In a later column on Dicebreaker, Alex Meehan named Mörk Borg one of the best tabletop role-playing games of 2024, saying, "An apocalyptic RPG, Mörk Borg isn't about being a hero - it's about finding something worthwhile to cling onto as the last vestiges of humanity turn to ashes." Meehan commented on the game's darkness, saying, "All of this ... makes for a pretty mean RPG that we wouldn’t recommend to new roleplayers or anyone who isn’t up for having a depressing time." Meehan concluded, "The end might be very dark in Mörk Borg, but there are plenty of opportunities to create light before it all goes dark - which is why curious players should check it out."

Pearse Anderson, writing for The Guardian, called it a "headbanger of a game that is the latest example of the fertile cross-pollination between tabletop role-playing and extreme metal: a love letter to the hellraising imagery, lyrics, and album art of metal."

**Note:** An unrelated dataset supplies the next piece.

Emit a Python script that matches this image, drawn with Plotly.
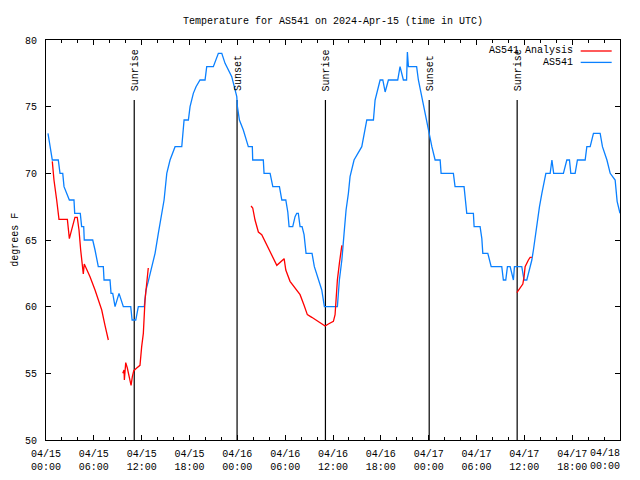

In his 2023 book Monsters, Aliens, and Holes in the Ground, RPG historian Stu Horvath noted that although the game has a grim setting, "This is not to say that the game is a joyless affair. The book itself, as an object, is sublime." Horvath also noted the game's underlying subversive humor, commenting, "[The humor] is very specific, draped in the trappings of death, black and doom metal, but it's there, pushing those trappings to ridiculous extremes and struggling to maintain a straight face under the corpse paint." Horvath concluded, "Honestly, if you can't laugh at the end of the world, what can you laugh at?"

== Awards ==
- 2020 ENnie Awards:
  - Gold: "Product of the Year," "Best Writing," and "Best Layout and Design"
  - Silver: "Best Game."
- 2021 ENnie Awards:
  - Gold: Mörk Borg Cult: Feretory for "Best Supplement."
- 2022 ENnie Awards:
  - Gold: Mörk Borg Digital Monster Generator for "Best Aid/Accessory - Digital."
  - Gold: The Mörk Borg online tool DNGNGEN for "Best Online Content"
  - Silver: The Mörk Borg online tool DNGNGEN for "Best Aid/Accessory - Digital."